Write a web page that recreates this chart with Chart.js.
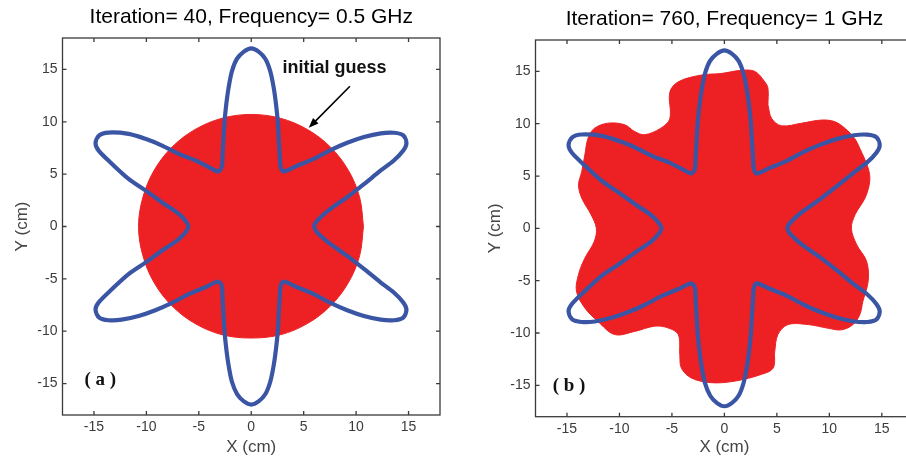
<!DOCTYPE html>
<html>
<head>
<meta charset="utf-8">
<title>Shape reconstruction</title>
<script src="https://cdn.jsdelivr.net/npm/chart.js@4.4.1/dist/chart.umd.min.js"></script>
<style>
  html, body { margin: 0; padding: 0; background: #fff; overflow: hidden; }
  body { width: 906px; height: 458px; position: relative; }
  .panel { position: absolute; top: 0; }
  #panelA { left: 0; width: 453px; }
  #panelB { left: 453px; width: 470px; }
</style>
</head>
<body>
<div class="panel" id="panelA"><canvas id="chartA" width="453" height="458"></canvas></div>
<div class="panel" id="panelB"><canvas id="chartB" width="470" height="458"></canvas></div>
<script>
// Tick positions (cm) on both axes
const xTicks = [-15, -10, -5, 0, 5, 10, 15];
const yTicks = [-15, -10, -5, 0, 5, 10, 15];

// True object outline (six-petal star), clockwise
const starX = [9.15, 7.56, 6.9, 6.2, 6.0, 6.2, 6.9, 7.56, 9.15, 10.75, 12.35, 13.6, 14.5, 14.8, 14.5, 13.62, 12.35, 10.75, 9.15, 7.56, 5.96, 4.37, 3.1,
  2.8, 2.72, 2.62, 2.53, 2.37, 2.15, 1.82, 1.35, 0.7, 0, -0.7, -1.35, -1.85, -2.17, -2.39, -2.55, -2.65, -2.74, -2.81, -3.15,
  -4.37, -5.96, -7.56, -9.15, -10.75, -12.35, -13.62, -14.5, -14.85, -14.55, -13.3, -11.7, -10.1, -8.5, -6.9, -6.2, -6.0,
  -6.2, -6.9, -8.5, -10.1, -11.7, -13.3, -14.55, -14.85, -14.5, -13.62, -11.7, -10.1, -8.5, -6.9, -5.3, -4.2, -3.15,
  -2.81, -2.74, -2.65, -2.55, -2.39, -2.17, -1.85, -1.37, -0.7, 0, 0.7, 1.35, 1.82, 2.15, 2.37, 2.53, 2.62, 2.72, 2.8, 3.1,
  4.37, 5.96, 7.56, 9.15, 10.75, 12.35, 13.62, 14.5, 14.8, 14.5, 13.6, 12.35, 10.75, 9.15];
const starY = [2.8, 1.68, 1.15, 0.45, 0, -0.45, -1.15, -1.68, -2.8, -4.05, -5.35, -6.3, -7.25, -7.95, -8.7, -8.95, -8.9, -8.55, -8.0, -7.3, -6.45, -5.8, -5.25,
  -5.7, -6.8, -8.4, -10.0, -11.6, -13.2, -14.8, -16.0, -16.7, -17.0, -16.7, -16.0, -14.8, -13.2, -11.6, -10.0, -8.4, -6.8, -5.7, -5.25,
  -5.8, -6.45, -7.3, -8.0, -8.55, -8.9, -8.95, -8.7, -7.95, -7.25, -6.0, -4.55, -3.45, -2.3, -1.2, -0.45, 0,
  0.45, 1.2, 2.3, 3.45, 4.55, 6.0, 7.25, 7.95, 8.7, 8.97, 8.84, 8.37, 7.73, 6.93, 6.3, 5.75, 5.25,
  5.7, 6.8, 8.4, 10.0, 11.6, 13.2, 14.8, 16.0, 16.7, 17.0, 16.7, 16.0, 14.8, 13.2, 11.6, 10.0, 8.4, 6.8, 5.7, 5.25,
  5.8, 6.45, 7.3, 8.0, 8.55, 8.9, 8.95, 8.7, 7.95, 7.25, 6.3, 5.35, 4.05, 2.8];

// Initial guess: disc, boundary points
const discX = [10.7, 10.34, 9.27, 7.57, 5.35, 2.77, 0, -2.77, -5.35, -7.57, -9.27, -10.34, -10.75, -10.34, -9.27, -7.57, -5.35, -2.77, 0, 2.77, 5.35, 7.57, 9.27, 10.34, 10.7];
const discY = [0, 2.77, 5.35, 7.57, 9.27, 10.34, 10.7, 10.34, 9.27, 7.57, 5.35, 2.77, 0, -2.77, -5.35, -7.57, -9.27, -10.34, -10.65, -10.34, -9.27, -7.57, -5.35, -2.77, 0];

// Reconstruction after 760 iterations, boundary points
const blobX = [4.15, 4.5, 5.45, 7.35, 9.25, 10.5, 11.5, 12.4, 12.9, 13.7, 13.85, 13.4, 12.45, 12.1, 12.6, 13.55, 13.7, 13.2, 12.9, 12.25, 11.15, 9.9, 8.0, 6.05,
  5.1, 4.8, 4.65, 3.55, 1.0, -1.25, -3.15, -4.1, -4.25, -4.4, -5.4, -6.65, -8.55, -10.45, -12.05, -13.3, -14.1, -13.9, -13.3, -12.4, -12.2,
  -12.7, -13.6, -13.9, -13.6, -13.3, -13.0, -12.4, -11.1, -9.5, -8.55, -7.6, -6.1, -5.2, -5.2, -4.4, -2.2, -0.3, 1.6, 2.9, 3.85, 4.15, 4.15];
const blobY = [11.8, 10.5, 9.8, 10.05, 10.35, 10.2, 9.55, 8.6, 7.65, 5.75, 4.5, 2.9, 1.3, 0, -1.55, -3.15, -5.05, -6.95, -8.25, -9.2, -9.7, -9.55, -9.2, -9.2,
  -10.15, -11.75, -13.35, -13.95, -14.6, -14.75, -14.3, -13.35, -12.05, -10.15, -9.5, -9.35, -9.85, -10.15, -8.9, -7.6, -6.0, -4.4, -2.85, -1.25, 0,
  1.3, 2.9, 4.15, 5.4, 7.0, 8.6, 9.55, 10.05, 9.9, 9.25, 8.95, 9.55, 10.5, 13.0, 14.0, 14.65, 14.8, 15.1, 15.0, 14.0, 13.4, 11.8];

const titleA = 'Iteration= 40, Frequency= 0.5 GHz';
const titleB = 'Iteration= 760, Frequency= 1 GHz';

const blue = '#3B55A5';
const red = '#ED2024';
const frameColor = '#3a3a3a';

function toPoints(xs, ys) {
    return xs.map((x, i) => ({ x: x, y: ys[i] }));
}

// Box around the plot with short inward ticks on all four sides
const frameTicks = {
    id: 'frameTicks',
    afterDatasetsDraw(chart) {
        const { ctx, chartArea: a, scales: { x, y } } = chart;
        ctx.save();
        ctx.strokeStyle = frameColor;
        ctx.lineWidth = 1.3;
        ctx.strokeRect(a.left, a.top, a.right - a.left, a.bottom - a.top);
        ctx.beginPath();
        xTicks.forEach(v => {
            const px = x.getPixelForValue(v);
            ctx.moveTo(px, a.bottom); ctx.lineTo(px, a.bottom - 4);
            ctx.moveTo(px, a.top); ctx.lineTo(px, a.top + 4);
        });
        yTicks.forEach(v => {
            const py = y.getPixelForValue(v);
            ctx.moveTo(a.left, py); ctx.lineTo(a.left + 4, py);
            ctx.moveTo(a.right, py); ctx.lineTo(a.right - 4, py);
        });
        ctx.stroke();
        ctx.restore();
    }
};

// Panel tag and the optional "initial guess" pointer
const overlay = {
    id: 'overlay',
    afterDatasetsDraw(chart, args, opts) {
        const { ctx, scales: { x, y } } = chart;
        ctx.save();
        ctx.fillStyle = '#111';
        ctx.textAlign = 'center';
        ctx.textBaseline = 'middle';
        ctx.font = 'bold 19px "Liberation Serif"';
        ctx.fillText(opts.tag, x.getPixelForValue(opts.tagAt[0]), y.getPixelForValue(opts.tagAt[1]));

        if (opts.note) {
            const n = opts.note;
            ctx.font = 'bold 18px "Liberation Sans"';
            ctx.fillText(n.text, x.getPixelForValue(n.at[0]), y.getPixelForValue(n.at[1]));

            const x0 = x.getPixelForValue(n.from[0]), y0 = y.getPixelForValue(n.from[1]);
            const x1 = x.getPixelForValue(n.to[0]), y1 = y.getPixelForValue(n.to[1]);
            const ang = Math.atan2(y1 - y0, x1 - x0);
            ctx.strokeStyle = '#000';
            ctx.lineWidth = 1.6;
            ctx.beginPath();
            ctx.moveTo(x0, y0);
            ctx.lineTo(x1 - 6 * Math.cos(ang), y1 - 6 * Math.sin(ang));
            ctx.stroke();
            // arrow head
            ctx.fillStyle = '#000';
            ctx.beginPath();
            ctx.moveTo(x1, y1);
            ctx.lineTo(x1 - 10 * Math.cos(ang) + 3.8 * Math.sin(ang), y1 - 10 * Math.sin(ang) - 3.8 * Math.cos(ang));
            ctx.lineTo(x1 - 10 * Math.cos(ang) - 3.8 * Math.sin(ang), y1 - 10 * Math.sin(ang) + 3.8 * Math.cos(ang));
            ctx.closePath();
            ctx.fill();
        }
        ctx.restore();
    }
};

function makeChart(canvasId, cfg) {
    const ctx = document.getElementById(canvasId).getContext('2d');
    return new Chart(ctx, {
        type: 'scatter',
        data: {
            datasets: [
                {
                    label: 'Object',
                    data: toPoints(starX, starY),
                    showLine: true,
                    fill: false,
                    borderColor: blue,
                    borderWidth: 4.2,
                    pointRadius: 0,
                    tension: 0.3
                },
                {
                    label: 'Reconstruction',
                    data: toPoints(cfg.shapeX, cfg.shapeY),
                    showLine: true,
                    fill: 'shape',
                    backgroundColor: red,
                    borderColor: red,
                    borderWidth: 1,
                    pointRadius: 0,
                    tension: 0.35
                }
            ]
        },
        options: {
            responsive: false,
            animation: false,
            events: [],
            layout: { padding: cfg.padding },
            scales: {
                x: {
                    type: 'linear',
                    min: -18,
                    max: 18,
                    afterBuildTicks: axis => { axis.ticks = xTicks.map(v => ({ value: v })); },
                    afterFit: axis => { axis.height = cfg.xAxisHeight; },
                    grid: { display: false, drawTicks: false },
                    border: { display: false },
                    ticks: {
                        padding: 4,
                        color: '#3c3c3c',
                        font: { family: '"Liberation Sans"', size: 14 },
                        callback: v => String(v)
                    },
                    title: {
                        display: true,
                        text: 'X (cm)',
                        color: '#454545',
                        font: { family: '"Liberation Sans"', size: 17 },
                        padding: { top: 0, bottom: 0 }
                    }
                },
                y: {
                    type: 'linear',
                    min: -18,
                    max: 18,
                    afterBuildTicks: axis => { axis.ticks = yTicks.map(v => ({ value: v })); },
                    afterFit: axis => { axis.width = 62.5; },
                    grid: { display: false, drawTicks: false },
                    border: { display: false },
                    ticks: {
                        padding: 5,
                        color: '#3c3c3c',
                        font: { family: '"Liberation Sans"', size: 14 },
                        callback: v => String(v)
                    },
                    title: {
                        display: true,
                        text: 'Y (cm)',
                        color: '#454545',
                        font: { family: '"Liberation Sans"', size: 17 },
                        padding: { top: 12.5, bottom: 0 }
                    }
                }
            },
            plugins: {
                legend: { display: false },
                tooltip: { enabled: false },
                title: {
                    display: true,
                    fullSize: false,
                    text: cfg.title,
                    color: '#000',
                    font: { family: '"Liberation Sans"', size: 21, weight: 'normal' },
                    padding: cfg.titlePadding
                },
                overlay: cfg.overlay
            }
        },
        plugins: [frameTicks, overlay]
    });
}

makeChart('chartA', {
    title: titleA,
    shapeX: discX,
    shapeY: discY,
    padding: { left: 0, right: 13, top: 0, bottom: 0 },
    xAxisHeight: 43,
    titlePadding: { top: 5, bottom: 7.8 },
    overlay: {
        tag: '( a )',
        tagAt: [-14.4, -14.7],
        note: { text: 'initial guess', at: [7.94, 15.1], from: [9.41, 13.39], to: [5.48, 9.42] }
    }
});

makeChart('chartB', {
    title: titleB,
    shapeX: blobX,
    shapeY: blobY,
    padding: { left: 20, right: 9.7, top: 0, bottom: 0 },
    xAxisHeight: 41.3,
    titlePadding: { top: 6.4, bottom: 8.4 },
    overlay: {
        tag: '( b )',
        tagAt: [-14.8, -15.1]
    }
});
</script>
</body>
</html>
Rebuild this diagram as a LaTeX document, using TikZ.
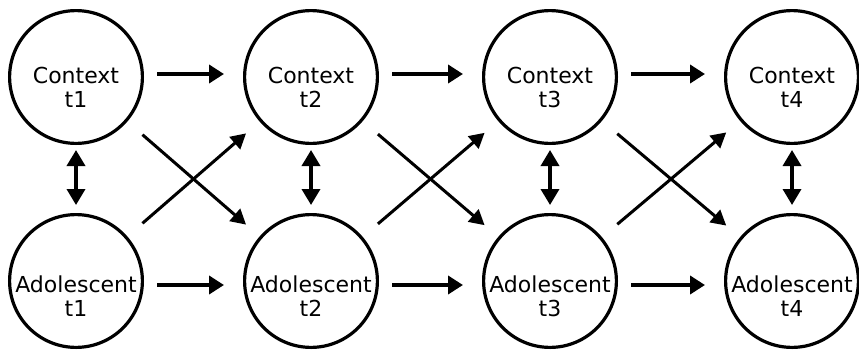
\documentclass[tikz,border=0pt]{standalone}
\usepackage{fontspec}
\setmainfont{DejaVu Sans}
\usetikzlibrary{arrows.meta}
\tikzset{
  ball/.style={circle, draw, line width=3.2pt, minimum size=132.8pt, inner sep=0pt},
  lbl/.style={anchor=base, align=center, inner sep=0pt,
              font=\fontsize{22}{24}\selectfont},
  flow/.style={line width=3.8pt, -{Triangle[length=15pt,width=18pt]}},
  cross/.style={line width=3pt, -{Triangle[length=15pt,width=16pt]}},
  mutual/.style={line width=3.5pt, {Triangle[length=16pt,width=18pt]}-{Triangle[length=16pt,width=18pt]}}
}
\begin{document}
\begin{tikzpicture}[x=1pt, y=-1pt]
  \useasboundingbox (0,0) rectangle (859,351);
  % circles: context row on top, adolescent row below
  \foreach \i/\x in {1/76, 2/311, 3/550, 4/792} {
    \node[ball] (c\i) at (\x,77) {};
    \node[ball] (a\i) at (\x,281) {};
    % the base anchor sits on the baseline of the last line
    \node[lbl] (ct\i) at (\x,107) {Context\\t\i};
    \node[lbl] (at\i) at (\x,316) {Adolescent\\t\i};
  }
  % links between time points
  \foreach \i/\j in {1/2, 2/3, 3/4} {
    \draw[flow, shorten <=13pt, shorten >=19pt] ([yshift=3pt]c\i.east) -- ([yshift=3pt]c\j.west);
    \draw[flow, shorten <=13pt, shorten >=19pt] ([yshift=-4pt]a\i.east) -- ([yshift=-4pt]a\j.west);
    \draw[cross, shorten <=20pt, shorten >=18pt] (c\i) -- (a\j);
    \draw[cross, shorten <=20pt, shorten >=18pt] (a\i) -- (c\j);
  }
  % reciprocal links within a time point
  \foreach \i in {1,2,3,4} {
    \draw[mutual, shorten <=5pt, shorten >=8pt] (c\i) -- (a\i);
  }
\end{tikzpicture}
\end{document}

===

▶ **What you have to do**
Extract the lines beginning with the one that contains "Rebuild this diagram" and ending with the last line of the listing. Keep them exact and drop the pictures.

▶ **Result for this exercise**
Rebuild this diagram as a LaTeX document, using TikZ.
\documentclass[tikz,border=0pt]{standalone}
\usepackage{fontspec}
\setmainfont{DejaVu Sans}
\usetikzlibrary{arrows.meta}
\tikzset{
  ball/.style={circle, draw, line width=3.2pt, minimum size=132.8pt, inner sep=0pt},
  lbl/.style={anchor=base, align=center, inner sep=0pt,
              font=\fontsize{22}{24}\selectfont},
  flow/.style={line width=3.8pt, -{Triangle[length=15pt,width=18pt]}},
  cross/.style={line width=3pt, -{Triangle[length=15pt,width=16pt]}},
  mutual/.style={line width=3.5pt, {Triangle[length=16pt,width=18pt]}-{Triangle[length=16pt,width=18pt]}}
}
\begin{document}
\begin{tikzpicture}[x=1pt, y=-1pt]
  \useasboundingbox (0,0) rectangle (859,351);
  % circles: context row on top, adolescent row below
  \foreach \i/\x in {1/76, 2/311, 3/550, 4/792} {
    \node[ball] (c\i) at (\x,77) {};
    \node[ball] (a\i) at (\x,281) {};
    % the base anchor sits on the baseline of the last line
    \node[lbl] (ct\i) at (\x,107) {Context\\t\i};
    \node[lbl] (at\i) at (\x,316) {Adolescent\\t\i};
  }
  % links between time points
  \foreach \i/\j in {1/2, 2/3, 3/4} {
    \draw[flow, shorten <=13pt, shorten >=19pt] ([yshift=3pt]c\i.east) -- ([yshift=3pt]c\j.west);
    \draw[flow, shorten <=13pt, shorten >=19pt] ([yshift=-4pt]a\i.east) -- ([yshift=-4pt]a\j.west);
    \draw[cross, shorten <=20pt, shorten >=18pt] (c\i) -- (a\j);
    \draw[cross, shorten <=20pt, shorten >=18pt] (a\i) -- (c\j);
  }
  % reciprocal links within a time point
  \foreach \i in {1,2,3,4} {
    \draw[mutual, shorten <=5pt, shorten >=8pt] (c\i) -- (a\i);
  }
\end{tikzpicture}
\end{document}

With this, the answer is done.